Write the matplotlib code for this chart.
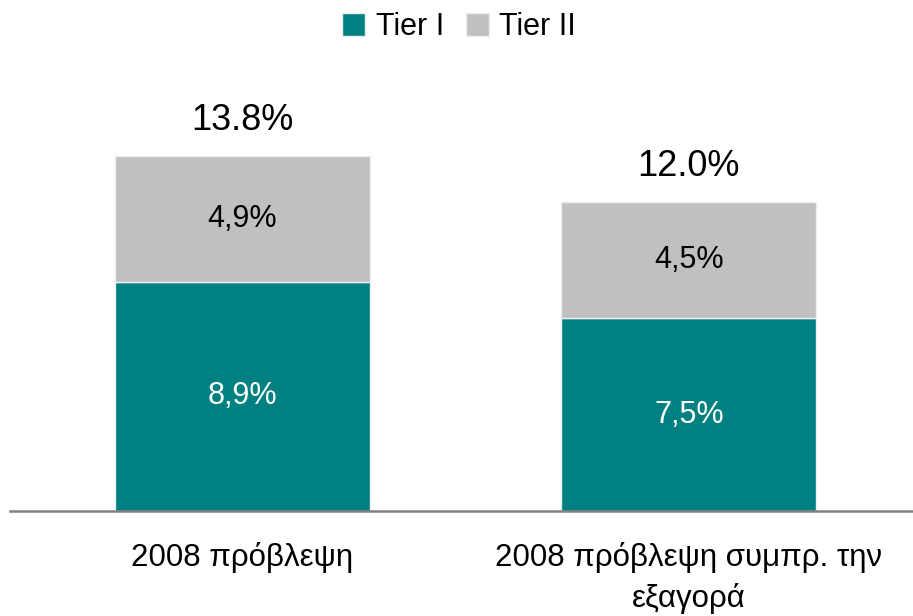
import matplotlib.pyplot as plt
from matplotlib.patches import Patch

plt.rcParams['font.family'] = ['Liberation Sans', 'DejaVu Sans']

categories = ["2008 πρόβλεψη", "2008 πρόβλεψη συμπρ. την\nεξαγορά"]
tier1 = [8.9, 7.5]
tier2 = [4.9, 4.5]
tier1_labels = ["8,9%", "7,5%"]
tier2_labels = ["4,9%", "4,5%"]
totals_labels = ["13.8%", "12.0%"]

teal = "#008080"
grey = "#C0C0C0"

fig = plt.figure(figsize=(9.13, 6.16), dpi=100)
ax = fig.add_axes([10 / 913, 105 / 616, 903 / 913, 411.7 / 616])

x = list(range(len(categories)))
b1 = ax.bar(x, tier1, width=0.571, color=teal, edgecolor="#EEEEEE", linewidth=1)
b2 = ax.bar(x, tier2, bottom=tier1, width=0.571, color=grey, edgecolor="#EEEEEE", linewidth=1)

for i in x:
    ax.text(i, tier1[i] / 2, tier1_labels[i], ha="center", va="center", fontsize=22, color="white")
    ax.text(i, tier1[i] + tier2[i] / 2, tier2_labels[i], ha="center", va="center", fontsize=22, color="black")
    ax.annotate(totals_labels[i], (i, tier1[i] + tier2[i]), xytext=(0, 13), textcoords="offset points",
                ha="center", va="bottom", fontsize=26, color="black")

ax.set_xlim(-0.521, 1.502)
ax.set_ylim(0, 16)
ax.set_xticks(x)
ax.set_xticklabels(categories, fontsize=22.5, linespacing=1.45)
ax.tick_params(axis="x", length=0, pad=22)
ax.set_yticks([])
for side in ["top", "right", "left"]:
    ax.spines[side].set_visible(False)
ax.spines["bottom"].set_color("#808080")
ax.spines["bottom"].set_linewidth(1.8)

handles = [Patch(facecolor=teal, edgecolor="#EEEEEE"), Patch(facecolor=grey, edgecolor="#EEEEEE")]
fig.legend(handles, ["Tier I", "Tier II"], loc="upper center", bbox_to_anchor=(0.503, 1.025), ncol=2,
           frameon=False, fontsize=22, handlelength=0.75, handleheight=0.75, handletextpad=0.35,
           columnspacing=0.7)

fig.savefig("out.png", dpi=100)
━━━━━━━━━━━━━━━━━━━━━━━━━━━━━━
> _TO BE DONE_
Retype the whole listing, keeping every line identical and omitting all pictures.

> _WRITTEN ANSWER_
Write the matplotlib code for this chart.
import matplotlib.pyplot as plt
from matplotlib.patches import Patch

plt.rcParams['font.family'] = ['Liberation Sans', 'DejaVu Sans']

categories = ["2008 πρόβλεψη", "2008 πρόβλεψη συμπρ. την\nεξαγορά"]
tier1 = [8.9, 7.5]
tier2 = [4.9, 4.5]
tier1_labels = ["8,9%", "7,5%"]
tier2_labels = ["4,9%", "4,5%"]
totals_labels = ["13.8%", "12.0%"]

teal = "#008080"
grey = "#C0C0C0"

fig = plt.figure(figsize=(9.13, 6.16), dpi=100)
ax = fig.add_axes([10 / 913, 105 / 616, 903 / 913, 411.7 / 616])

x = list(range(len(categories)))
b1 = ax.bar(x, tier1, width=0.571, color=teal, edgecolor="#EEEEEE", linewidth=1)
b2 = ax.bar(x, tier2, bottom=tier1, width=0.571, color=grey, edgecolor="#EEEEEE", linewidth=1)

for i in x:
    ax.text(i, tier1[i] / 2, tier1_labels[i], ha="center", va="center", fontsize=22, color="white")
    ax.text(i, tier1[i] + tier2[i] / 2, tier2_labels[i], ha="center", va="center", fontsize=22, color="black")
    ax.annotate(totals_labels[i], (i, tier1[i] + tier2[i]), xytext=(0, 13), textcoords="offset points",
                ha="center", va="bottom", fontsize=26, color="black")

ax.set_xlim(-0.521, 1.502)
ax.set_ylim(0, 16)
ax.set_xticks(x)
ax.set_xticklabels(categories, fontsize=22.5, linespacing=1.45)
ax.tick_params(axis="x", length=0, pad=22)
ax.set_yticks([])
for side in ["top", "right", "left"]:
    ax.spines[side].set_visible(False)
ax.spines["bottom"].set_color("#808080")
ax.spines["bottom"].set_linewidth(1.8)

handles = [Patch(facecolor=teal, edgecolor="#EEEEEE"), Patch(facecolor=grey, edgecolor="#EEEEEE")]
fig.legend(handles, ["Tier I", "Tier II"], loc="upper center", bbox_to_anchor=(0.503, 1.025), ncol=2,
           frameon=False, fontsize=22, handlelength=0.75, handleheight=0.75, handletextpad=0.35,
           columnspacing=0.7)

fig.savefig("out.png", dpi=100)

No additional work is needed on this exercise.